Implementation of a simple array with iterator(), hasNext(), and next() methods:
import java.util.Iterator;
public class SimpleArray<T> {
private T[] array;
private int size;
public SimpleArray() {
array = (T[]) new Object[10];
size = 0;
}
public void add(T item) {
if (size == array.length)
resize(size * 2);
array[size++] = item;
}
public void resize() {}
public Iterator<T> iterator() {
return new SimpleArrayIterator();
}
private class SimpleArrayIterator implements Iterator<T> {
private int index;
public SimpleArrayIterator() {
index = 0;
}
public boolean hasNext() {
return index < size;
}
public T next() {
return array[index++];
}
}
public static void main(String[] args) {
SimpleArray<Integer> sa = new SimpleArray<>();
sa.add(0);
sa.add(1);
sa.add(2);
sa.add(3);
Iterator<Integer> iter = sa.iterator();
while (iter.hasNext()) {
System.out.println(iter.next());
}
}
}
The enhanced for loop is just a shorthand for an iterator. In the implementation above, Java does not know that we actually write our own SimpleArrayIterator as a private class. In terms of the inheritance relationship, we have to explicitly state the implemented interface for the enhanced for loop to compile. To do this, change the class declaration to:
public class SimpleArray<T> implements Iterable<T> {...}
By declaring that we implement Iterable<T>, we tell the compiler that we write our iterator() in the class.
public interface Iterable<T> {
Iterator<T> iterator();
}
String#
String concatenation using + operator has a quadratic complexity, while using a StringBuilder only has a linear complexity.
@Override
public String toString() {
StringBuilder builder = new StringBuilder();
for (T t : array) {
builder.append(t.toString());
}
return builder.toString();
}
To optimize the toString method of a collection, use String.join method which is similar to Python:
@Override
public String toString() {
List<String> items = new ArrayList<>();
for (T t : array) {
items.add(t.toString());
}
return "[" + String.join(", ", items) + "]";
}
Create a new collection from the string representation:
public static <T> SimpleArray<T> of(T... items) {
SimpleArray<T> array = new SimpleArray<>();
for (T t : items) {
array.add(t);
}
return array;
}
Complexity#
Formal definition of Big Theta:
Formal definition of Big O:
Data structure#
Disjoint set#
Disjoint set is used to maintain and check connectivity, with connect and isConnected methods.
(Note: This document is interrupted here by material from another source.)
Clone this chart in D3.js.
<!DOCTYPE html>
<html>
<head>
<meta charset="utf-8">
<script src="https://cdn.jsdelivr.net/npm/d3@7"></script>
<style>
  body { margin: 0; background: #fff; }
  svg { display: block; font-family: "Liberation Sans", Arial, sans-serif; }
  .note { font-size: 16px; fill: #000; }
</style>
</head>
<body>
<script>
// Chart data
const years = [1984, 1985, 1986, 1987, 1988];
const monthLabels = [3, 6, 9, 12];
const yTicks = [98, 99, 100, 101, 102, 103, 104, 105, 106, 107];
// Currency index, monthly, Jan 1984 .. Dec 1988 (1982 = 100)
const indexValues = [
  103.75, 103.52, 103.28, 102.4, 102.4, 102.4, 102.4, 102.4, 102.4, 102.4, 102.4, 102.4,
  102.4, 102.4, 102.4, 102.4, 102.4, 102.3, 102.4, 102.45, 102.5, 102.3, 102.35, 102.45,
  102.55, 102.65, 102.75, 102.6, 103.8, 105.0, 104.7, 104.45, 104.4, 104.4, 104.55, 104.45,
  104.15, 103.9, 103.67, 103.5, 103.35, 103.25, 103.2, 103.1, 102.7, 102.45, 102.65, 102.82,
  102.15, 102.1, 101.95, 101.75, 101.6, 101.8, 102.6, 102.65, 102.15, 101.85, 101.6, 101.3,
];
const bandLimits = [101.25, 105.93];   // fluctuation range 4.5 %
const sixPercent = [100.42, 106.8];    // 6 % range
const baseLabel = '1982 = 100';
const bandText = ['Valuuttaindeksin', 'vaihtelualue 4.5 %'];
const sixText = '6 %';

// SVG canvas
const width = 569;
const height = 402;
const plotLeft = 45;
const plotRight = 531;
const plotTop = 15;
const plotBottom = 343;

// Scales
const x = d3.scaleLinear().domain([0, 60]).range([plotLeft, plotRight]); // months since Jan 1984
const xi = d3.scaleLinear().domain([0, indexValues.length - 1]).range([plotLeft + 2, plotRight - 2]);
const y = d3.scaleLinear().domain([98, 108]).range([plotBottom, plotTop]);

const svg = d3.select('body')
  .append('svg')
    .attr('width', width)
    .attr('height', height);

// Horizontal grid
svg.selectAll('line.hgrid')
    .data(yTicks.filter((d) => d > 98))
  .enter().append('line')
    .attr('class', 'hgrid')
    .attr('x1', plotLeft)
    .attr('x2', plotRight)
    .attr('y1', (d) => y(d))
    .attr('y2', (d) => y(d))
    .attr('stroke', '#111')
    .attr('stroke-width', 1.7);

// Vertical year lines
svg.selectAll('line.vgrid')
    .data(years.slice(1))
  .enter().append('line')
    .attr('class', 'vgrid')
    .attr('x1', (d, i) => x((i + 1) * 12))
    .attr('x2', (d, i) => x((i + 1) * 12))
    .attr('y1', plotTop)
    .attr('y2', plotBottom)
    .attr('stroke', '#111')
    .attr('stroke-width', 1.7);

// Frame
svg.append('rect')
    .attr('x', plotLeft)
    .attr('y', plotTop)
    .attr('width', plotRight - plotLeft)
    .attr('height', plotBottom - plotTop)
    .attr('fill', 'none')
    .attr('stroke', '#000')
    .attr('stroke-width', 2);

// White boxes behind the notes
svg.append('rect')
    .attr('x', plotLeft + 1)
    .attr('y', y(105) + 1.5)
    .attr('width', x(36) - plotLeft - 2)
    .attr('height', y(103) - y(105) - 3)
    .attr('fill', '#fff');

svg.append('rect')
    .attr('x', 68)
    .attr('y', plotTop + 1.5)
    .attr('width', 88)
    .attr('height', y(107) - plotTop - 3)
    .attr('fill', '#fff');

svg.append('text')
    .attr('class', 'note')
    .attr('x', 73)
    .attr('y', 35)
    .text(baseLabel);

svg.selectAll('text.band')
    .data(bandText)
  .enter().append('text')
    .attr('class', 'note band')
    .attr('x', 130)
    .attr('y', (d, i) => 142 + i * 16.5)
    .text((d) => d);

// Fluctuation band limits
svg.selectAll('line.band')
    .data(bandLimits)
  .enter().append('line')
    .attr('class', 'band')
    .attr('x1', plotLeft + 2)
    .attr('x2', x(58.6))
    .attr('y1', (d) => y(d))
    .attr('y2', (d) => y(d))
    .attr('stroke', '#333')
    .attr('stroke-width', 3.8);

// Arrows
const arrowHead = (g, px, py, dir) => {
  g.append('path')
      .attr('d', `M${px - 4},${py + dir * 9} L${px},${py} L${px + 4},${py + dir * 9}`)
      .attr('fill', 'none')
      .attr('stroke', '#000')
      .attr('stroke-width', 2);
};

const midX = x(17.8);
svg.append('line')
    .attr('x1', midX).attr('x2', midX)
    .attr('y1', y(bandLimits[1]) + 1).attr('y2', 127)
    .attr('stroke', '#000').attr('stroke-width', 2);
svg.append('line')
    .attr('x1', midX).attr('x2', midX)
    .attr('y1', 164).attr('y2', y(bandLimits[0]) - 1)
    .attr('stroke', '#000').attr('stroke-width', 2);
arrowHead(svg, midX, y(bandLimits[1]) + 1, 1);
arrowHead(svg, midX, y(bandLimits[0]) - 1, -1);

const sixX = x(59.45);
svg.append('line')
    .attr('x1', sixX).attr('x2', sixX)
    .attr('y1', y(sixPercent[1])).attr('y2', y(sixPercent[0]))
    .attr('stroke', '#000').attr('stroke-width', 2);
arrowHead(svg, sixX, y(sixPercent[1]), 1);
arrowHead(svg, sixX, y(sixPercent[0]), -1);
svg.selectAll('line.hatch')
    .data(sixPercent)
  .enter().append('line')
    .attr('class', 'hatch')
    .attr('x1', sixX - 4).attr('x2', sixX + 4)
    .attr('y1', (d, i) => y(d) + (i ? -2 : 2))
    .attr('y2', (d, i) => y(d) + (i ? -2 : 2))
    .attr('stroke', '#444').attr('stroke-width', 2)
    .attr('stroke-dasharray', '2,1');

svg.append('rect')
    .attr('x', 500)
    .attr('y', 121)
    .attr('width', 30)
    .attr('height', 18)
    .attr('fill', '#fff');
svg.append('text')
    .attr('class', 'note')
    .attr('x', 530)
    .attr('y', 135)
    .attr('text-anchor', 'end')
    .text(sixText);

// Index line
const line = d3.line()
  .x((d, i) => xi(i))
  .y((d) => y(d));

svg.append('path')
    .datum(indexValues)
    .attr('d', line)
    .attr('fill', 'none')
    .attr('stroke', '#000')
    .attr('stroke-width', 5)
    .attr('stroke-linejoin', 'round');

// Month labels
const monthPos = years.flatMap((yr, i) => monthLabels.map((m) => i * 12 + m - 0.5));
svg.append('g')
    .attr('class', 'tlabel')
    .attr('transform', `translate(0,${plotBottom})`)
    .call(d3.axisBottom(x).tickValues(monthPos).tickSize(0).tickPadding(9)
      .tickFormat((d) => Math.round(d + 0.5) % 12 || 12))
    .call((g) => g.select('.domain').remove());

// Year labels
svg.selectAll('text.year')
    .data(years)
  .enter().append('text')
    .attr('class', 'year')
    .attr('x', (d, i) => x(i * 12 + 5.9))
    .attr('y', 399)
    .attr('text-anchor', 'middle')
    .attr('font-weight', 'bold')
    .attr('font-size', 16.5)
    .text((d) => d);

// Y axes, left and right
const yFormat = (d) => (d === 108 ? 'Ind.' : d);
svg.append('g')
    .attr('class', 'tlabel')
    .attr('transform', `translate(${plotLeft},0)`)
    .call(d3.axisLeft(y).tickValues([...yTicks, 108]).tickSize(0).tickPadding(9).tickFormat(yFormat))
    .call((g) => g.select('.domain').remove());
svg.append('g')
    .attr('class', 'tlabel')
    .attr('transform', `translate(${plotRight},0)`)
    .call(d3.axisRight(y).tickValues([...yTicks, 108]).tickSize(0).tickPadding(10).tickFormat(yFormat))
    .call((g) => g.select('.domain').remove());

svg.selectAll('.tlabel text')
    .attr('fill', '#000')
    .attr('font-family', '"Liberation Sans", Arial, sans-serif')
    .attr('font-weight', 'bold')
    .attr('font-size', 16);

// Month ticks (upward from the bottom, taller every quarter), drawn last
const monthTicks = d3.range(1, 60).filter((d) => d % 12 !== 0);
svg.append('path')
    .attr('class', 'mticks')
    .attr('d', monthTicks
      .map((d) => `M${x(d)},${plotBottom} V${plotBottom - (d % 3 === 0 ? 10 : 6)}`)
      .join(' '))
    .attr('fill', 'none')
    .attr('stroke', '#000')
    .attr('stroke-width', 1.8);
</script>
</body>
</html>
public interface IntegerDisjointSet {
// connects two integers p and q
void connect(int p, int q);
// checks whether two integers are connected
boolean isConnected(int p, int q);
}
By intuition, disjoint set could use data structure List<Set<Integer>>, but this has \(\Theta(N)\) time complexity for the constructor and both methods. Or, we could use a list of integer with index as the value of our nodes, and all values in the same set is identical. This data structure improves the isConnected method to \(\Theta(1)\) time complexity.
We could further improve the complexity using the identical integer list data structure by assigning every node a parent node, with root node a value of -1.
public class UnionDisjointSet implements IntegerDisjointSet {
private int[] parent;
public UnionDisjointSet(int n) {
parent = new int[n];
for (int i = 0; i < n; i++) {
parent[i] = -1;
}
}
private int find(int p) {
int r = p;
while (parent[r] >= 0) {
r = parent[r];
}
return r;
}
public void connect(int p, int q) {
int i = find(p);
int j = find(q);
parent[i] = j;
}
public boolean isConnected(int p, int q) {
return parent[p] == parent[q];
}
}
This resulting a tree-like structure, incurring the problem that the height of the tree is high with large data. The time complexity is \(\Theta(N)\) for the constructor and \(O(N)\) for both methods. If we could control the shape of the tree to make it balanced, the problem will be solved.
The structure is modified into a weighted union set by tracking the tree size and always linking root of the smaller tree to root of the larger tree, i.e. root of the smaller tree changes to root of the larger tree. In this approach, the worst case tree height is \(\Theta(\log N)\). Hence, we improve the time complexity for both connect and isConnected methods to \(O(\log N)\).
Now considering the worse case that when connecting two trees with the same weight, the height will still grow relatively fast. We could conduct path compression by updating all nodes visited during path finding in isConnected to the root value. As number of operations \(M\) grows, the tree tends to get shorter, even shrink to 1 with sufficient operations.